* **Data provided**
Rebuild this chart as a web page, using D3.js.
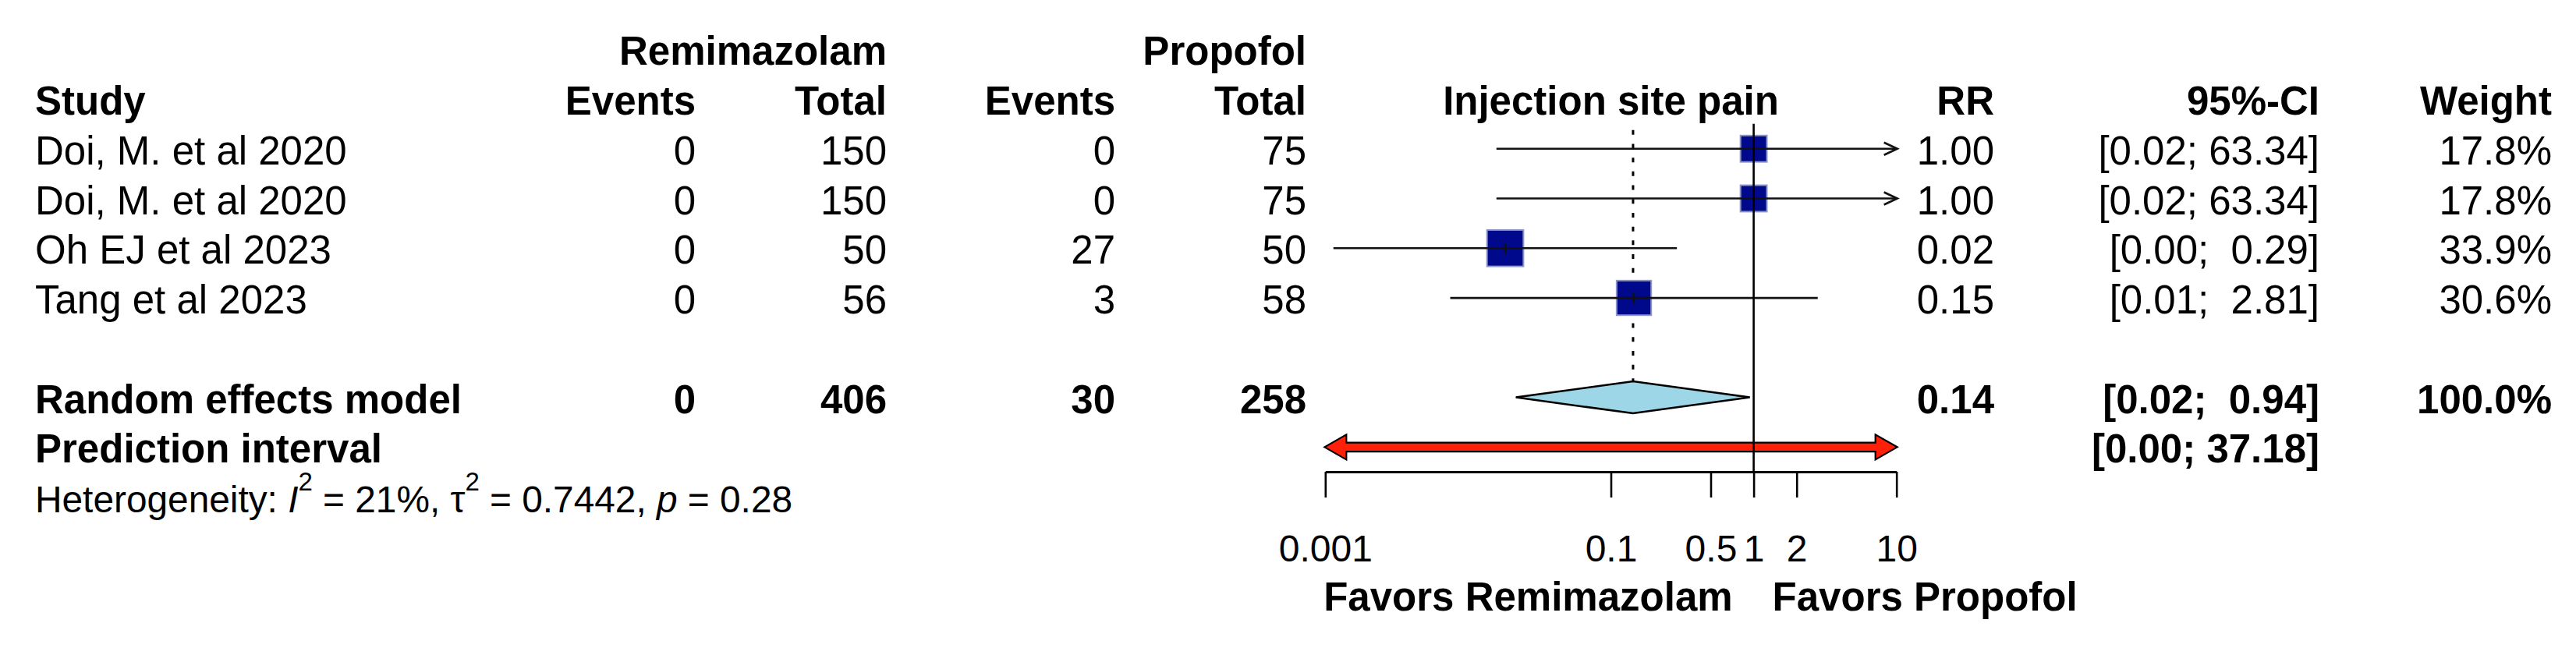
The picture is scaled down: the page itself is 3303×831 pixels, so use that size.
<!DOCTYPE html>
<html><head><meta charset="utf-8">
<script src="https://cdn.jsdelivr.net/npm/d3@7/dist/d3.min.js"></script>
<style>
body{margin:0;background:#fff}
text{font-family:"Liberation Sans",Arial,Helvetica,sans-serif;white-space:pre;fill:#000}
</style>
</head><body>
<svg id="chart" width="3303" height="831"></svg>
<script>
// ---- data ----
const studies = ["Doi, M. et al 2020", "Doi, M. et al 2020", "Oh EJ et al 2023", "Tang et al 2023"];
const eventsRemi = [0, 0, 0, 0];
const totalRemi = [150, 150, 50, 56];
const eventsProp = [0, 0, 27, 3];
const totalProp = [75, 75, 50, 58];
const rr = [1.00, 1.00, 0.0182, 0.145];
const ciLower = [0.0158, 0.0158, 0.00114, 0.0075];
const ciUpper = [63.34, 63.34, 0.29, 2.81];
const rrText = ["1.00", "1.00", "0.02", "0.15"];
const ciText = ["[0.02; 63.34]", "[0.02; 63.34]", "[0.00;  0.29]", "[0.01;  2.81]"];
const weights = [17.8, 17.8, 33.9, 30.6];
const weightText = ["17.8%", "17.8%", "33.9%", "30.6%"];

const pooledLabel = "Random effects model";
const pooledEvents = [0, 406, 30, 258];
const pooledRR = 0.143, pooledLower = 0.0216, pooledUpper = 0.94;
const pooledRRText = "0.14", pooledCIText = "[0.02;  0.94]", pooledWeightText = "100.0%";
const predLabel = "Prediction interval";
const predLower = 0.00055, predUpper = 37.18;
const predCIText = "[0.00; 37.18]";

const tickValues = [0.001, 0.1, 0.5, 1, 2, 10];
const tickLabels = ["0.001", "0.1", "0.5", "1", "2", "10"];
const xDomain = [0.001, 10];

// ---- layout ----
const svg = d3.select("#chart");
const x = d3.scaleLog().domain(xDomain).range([1699.3, 2431.7]);
const y = d3.scaleLinear().domain([0, 9]).range([63.2, 637.1]);
const sq = d3.scaleSqrt().domain([0, d3.max(weights)]).range([0, 46.7]);
const FS = 51, BASE = 20;
const axisY = 605;

function txt(xp, row, s, anchor, bold, size) {
  return svg.append("text").attr("x", xp).attr("y", y(row) + BASE)
    .attr("text-anchor", anchor || "start")
    .attr("font-size", size || FS)
    .attr("font-weight", bold ? "bold" : "normal")
    .text(s);
}

const col = {study: 45, evR: 892, totR: 1137, evP: 1430, totP: 1675, rr: 2557, ci: 2974, w: 3272};

// headers
txt(col.totR, 0, "Remimazolam", "end", true);
txt(col.totP, 0, "Propofol", "end", true);
txt(col.study, 1, "Study", "start", true);
txt(col.evR, 1, "Events", "end", true);
txt(col.totR, 1, "Total", "end", true);
txt(col.evP, 1, "Events", "end", true);
txt(col.totP, 1, "Total", "end", true);
txt(x(Math.sqrt(xDomain[0] * xDomain[1])), 1, "Injection site pain", "middle", true);
txt(col.rr, 1, "RR", "end", true);
txt(col.ci, 1, "95%-CI", "end", true);
txt(col.w, 1, "Weight", "end", true);

// study rows text
studies.forEach((s, i) => {
  const r = i + 2;
  txt(col.study, r, s, "start");
  txt(col.evR, r, String(eventsRemi[i]), "end");
  txt(col.totR, r, String(totalRemi[i]), "end");
  txt(col.evP, r, String(eventsProp[i]), "end");
  txt(col.totP, r, String(totalProp[i]), "end");
  txt(col.rr, r, rrText[i], "end");
  txt(col.ci, r, ciText[i], "end");
  txt(col.w, r, weightText[i], "end");
});

// pooled rows
txt(col.study, 7, pooledLabel, "start", true);
txt(col.evR, 7, String(pooledEvents[0]), "end", true);
txt(col.totR, 7, String(pooledEvents[1]), "end", true);
txt(col.evP, 7, String(pooledEvents[2]), "end", true);
txt(col.totP, 7, String(pooledEvents[3]), "end", true);
txt(col.rr, 7, pooledRRText, "end", true);
txt(col.ci, 7, pooledCIText, "end", true);
txt(col.w, 7, pooledWeightText, "end", true);
txt(col.study, 8, predLabel, "start", true);
txt(col.ci, 8, predCIText, "end", true);

// heterogeneity
const het = svg.append("text").attr("x", col.study).attr("y", y(9) + BASE).attr("font-size", 47.8);
het.append("tspan").text("Heterogeneity: ");
het.append("tspan").attr("font-style", "italic").text("I");
het.append("tspan").attr("font-size", 33).attr("dy", -28).text("2");
het.append("tspan").attr("dy", 28).text(" = 21%, τ");
het.append("tspan").attr("font-size", 33).attr("dy", -28).text("2");
het.append("tspan").attr("dy", 28).text(" = 0.7442, ");
het.append("tspan").attr("font-style", "italic").text("p");
het.append("tspan").text(" = 0.28");

// ---- forest plot ----
const g = svg.append("g");
const topY = y(2) - 32;

// dashed pooled line
g.append("line").attr("x1", x(pooledRR)).attr("x2", x(pooledRR))
  .attr("y1", topY + 8).attr("y2", y(7) - 20.5)
  .attr("stroke", "#000").attr("stroke-width", 3).attr("stroke-dasharray", "6,11.7");

// study CIs
studies.forEach((s, i) => {
  const cy = y(i + 2);
  const lo = Math.max(ciLower[i], xDomain[0]), hi = Math.min(ciUpper[i], xDomain[1]);
  const side = sq(weights[i]);
  g.append("rect").attr("x", x(rr[i]) - side / 2).attr("y", cy - side / 2)
    .attr("width", side).attr("height", side)
    .attr("fill", "#00088c").attr("stroke", "#8d96c4").attr("stroke-width", 2);
  g.append("line").attr("x1", x(lo)).attr("x2", x(hi)).attr("y1", cy).attr("y2", cy)
    .attr("stroke", "#111").attr("stroke-width", 2.7);
  g.append("line").attr("x1", x(rr[i])).attr("x2", x(rr[i])).attr("y1", cy - 7).attr("y2", cy + 7)
    .attr("stroke", "#111").attr("stroke-width", 2.5);
  if (ciUpper[i] > xDomain[1]) {
    const xe = x(xDomain[1]) + 1;
    g.append("path").attr("d", `M${xe - 17},${cy - 8}L${xe},${cy}L${xe - 17},${cy + 8}`)
      .attr("fill", "none").attr("stroke", "#111").attr("stroke-width", 2.7);
  }
  if (ciLower[i] < xDomain[0]) {
    const xs = x(xDomain[0]) - 1;
    g.append("path").attr("d", `M${xs + 17},${cy - 8}L${xs},${cy}L${xs + 17},${cy + 8}`)
      .attr("fill", "none").attr("stroke", "#111").attr("stroke-width", 2.7);
  }
});

// diamond
const dy = y(7);
g.append("polygon")
  .attr("points", [[x(pooledLower), dy], [x(pooledRR), dy - 20.5], [x(pooledUpper), dy], [x(pooledRR), dy + 20.5]].map(p => p.join(",")).join(" "))
  .attr("fill", "#9dd6e6").attr("stroke", "#000").attr("stroke-width", 2.5);

// prediction interval arrow
const py = y(8), hb = 5.8, hh = 16, hl = 28;
const pl = x(Math.max(predLower, xDomain[0])) - 1, pr = x(Math.min(predUpper, xDomain[1])) + 1;
const predPts = [
  [pl, py], [pl + hl, py - hh], [pl + hl, py - hb], [pr - hl, py - hb], [pr - hl, py - hh],
  [pr, py], [pr - hl, py + hh], [pr - hl, py + hb], [pl + hl, py + hb], [pl + hl, py + hh]
];
g.append("polygon").attr("points", predPts.map(p => p.join(",")).join(" "))
  .attr("fill", "#ff200a").attr("stroke", "#000").attr("stroke-width", 2.2).attr("stroke-linejoin", "miter");

// reference line at 1
g.append("line").attr("x1", x(1)).attr("x2", x(1)).attr("y1", topY).attr("y2", axisY)
  .attr("stroke", "#000").attr("stroke-width", 2.6);

// axis
const axis = d3.axisBottom(x).tickValues(tickValues).tickFormat((d, i) => tickLabels[i])
  .tickSize(33).tickSizeOuter(0).tickPadding(48);
const ag = svg.append("g").attr("transform", `translate(0,${axisY})`).call(axis);
ag.select(".domain").attr("stroke", "#000").attr("stroke-width", 2.8);
ag.selectAll(".tick line").attr("stroke", "#000").attr("stroke-width", 2.6);
ag.selectAll(".tick text").attr("font-size", 48).attr("font-family", '"Liberation Sans",Arial,sans-serif').attr("fill", "#000");

// favours labels
svg.append("text").attr("x", x(1) - 27).attr("y", 783).attr("text-anchor", "end")
  .attr("font-size", FS).attr("font-weight", "bold").text("Favors Remimazolam");
svg.append("text").attr("x", x(1) + 24).attr("y", 783).attr("text-anchor", "start")
  .attr("font-size", FS).attr("font-weight", "bold").text("Favors Propofol");
</script>
</body></html>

* **Task statement**
From the data above, copy each line that holds "chart".

* **Task result**
Rebuild this chart as a web page, using D3.js.
<svg id="chart" width="3303" height="831"></svg>
const svg = d3.select("#chart");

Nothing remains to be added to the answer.